A Floyd County man has been sentenced to 15 years in prison for his role in a drug ring that brought more than 200,000 pain pills into Kentucky to abuse and sell.
Timothy Wayne Hall, 47, was the leader of the conspiracy. He pleaded guilty to operating a criminal enterprise from 2001 until 2007, as well as other drug charges.
The case is an example of a problem that police say has grown in recent years: people traveling to other states to get prescriptions, then bringing the drugs back to Kentucky.
Authorities said that trend has been driven by enforcement in Kentucky and the state's successful program to track drug prescriptions, known by the acronym KASPER. People leave the state to avoid that scrutiny.
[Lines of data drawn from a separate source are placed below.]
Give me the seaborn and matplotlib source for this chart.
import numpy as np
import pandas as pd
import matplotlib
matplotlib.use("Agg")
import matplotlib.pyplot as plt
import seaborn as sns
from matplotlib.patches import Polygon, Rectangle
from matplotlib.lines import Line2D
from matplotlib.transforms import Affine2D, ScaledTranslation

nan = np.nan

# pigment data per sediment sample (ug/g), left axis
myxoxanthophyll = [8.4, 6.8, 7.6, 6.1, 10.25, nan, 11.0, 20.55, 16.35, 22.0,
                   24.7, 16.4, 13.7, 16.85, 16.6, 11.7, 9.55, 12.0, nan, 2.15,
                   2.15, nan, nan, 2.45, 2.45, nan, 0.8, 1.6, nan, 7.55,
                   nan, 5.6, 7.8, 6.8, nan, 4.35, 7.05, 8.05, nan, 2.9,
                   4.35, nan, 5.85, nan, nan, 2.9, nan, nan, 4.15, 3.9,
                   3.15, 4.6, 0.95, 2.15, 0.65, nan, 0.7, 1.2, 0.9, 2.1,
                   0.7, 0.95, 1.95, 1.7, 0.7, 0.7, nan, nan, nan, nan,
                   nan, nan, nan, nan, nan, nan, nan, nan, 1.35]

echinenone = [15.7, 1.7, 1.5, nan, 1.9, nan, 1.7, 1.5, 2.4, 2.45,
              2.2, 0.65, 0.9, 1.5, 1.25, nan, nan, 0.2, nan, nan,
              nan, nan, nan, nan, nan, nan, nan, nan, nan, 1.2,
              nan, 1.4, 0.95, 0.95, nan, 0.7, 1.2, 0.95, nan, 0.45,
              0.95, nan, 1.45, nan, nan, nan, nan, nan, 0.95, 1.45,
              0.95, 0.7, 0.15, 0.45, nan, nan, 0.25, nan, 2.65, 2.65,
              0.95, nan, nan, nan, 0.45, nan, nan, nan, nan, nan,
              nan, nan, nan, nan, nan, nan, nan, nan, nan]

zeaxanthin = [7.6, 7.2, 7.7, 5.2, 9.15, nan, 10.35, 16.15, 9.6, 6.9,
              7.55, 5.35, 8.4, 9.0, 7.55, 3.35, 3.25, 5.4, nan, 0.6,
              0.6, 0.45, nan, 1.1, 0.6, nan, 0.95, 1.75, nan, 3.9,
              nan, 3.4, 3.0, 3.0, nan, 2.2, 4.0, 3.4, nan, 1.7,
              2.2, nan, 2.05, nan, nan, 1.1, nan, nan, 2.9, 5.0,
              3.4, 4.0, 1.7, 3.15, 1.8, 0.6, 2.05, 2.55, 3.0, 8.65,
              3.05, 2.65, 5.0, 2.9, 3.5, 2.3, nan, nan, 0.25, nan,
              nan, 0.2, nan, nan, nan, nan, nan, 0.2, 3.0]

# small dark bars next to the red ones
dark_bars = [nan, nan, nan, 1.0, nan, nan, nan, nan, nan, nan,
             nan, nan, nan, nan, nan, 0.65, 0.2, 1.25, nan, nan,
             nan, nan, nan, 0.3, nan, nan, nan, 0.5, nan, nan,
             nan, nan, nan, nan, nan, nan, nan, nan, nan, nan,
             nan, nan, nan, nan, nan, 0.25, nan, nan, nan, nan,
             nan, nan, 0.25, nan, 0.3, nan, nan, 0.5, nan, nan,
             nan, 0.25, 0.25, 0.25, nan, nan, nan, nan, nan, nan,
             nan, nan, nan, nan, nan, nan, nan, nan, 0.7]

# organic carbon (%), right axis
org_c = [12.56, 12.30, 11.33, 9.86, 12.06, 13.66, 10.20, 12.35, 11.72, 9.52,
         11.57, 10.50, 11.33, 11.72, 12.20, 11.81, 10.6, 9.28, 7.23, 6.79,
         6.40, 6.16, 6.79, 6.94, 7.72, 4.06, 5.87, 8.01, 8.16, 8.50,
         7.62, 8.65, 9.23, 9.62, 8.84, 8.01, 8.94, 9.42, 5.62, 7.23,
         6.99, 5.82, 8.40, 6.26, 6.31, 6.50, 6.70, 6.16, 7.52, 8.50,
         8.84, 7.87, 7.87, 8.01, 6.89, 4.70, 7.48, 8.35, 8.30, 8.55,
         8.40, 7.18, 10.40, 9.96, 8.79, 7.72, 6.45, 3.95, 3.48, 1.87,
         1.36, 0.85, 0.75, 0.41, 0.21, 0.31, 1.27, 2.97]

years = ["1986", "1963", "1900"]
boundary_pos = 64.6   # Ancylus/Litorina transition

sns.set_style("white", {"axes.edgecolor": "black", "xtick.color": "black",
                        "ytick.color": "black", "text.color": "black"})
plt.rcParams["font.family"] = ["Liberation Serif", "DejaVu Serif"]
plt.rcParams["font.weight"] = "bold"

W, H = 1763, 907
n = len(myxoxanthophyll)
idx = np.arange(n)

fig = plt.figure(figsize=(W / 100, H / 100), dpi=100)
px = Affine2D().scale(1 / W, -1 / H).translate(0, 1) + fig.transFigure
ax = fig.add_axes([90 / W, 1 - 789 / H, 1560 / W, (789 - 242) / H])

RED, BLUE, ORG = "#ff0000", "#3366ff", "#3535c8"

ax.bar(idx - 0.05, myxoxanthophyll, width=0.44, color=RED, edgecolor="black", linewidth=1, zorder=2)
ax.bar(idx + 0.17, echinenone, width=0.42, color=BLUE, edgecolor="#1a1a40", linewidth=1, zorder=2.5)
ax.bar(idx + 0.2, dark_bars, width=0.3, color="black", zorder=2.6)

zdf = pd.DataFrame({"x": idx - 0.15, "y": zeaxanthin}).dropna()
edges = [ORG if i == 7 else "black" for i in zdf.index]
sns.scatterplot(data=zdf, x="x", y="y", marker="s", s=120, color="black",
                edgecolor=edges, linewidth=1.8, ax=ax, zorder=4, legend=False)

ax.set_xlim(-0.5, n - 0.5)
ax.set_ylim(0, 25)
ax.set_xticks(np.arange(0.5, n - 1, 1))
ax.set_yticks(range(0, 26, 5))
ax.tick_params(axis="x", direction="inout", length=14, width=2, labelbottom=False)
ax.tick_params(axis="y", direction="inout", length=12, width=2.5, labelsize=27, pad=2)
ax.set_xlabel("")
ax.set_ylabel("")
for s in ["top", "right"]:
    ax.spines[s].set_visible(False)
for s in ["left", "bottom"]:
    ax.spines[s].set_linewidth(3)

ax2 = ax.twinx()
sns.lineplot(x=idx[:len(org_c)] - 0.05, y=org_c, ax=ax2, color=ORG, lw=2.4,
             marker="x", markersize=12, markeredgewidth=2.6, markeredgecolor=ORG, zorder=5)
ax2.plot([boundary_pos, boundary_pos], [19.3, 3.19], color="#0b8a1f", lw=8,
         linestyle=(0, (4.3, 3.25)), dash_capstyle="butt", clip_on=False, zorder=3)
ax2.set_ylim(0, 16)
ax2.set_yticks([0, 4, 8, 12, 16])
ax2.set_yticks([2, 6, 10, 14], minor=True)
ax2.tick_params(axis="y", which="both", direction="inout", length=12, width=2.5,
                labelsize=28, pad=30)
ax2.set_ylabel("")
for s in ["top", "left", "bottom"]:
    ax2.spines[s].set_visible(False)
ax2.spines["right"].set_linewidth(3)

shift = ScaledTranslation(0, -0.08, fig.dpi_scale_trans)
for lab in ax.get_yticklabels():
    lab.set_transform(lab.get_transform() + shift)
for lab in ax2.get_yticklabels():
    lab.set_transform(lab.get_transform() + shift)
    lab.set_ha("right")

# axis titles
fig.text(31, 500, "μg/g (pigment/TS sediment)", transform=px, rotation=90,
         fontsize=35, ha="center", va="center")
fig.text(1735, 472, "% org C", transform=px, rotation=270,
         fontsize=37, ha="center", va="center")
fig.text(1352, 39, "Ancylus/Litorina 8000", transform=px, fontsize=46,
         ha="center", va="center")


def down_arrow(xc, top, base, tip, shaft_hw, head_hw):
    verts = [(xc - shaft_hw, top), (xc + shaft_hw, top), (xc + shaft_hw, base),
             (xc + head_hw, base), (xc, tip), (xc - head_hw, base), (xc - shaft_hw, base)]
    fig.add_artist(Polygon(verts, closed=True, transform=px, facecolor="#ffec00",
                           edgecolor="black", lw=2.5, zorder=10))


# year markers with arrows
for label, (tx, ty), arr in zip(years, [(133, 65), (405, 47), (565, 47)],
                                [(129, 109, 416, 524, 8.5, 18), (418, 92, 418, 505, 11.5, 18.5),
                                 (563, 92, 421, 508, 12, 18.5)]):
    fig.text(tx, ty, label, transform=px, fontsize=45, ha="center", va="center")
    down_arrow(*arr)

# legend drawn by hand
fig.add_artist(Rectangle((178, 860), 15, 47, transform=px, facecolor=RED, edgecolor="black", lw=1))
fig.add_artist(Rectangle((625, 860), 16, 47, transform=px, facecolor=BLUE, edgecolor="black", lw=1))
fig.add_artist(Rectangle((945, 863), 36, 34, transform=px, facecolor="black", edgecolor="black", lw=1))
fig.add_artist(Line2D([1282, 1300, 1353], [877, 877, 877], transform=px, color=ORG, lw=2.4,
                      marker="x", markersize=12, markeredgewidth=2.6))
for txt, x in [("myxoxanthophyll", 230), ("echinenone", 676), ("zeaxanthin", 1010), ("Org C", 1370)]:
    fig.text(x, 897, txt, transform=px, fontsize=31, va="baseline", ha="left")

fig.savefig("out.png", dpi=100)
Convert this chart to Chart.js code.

South Florida has been a key destination for drug addicts and traffickers from Kentucky seeking prescriptions, in part because Florida has no system like Kentucky's to monitor prescriptions. (The Florida Legislature did pass a law this year to create a similar program.)
Hall went north, however, admitting he arranged for people to go to a doctor's office in Philadelphia — a 10-hour drive from Eastern Kentucky — to get prescriptions for the painkiller methadone.
Participants in the ring also went to Cincinnati to get prescriptions.
Doctors allegedly provided prescriptions with little scrutiny, according to charges.
A doctor from Philadelphia, Randy Weiss, is among more than 20 people charged with Hall who have pleaded guilty. A doctor from Cincinnati, Lloyd Stanley Naramore, is charged, and a pharmacist from Cincinnati, Thomas Stark, has pleaded guilty.
Members of the drug ring Hall headed also bought OxyContin pills from drug dealers in Michigan and smuggled them to Eastern Kentucky, according to court documents.
In addition to his prison sentence, Hall forfeited a mobile home, three houses, some land and more than $36,000 to the government.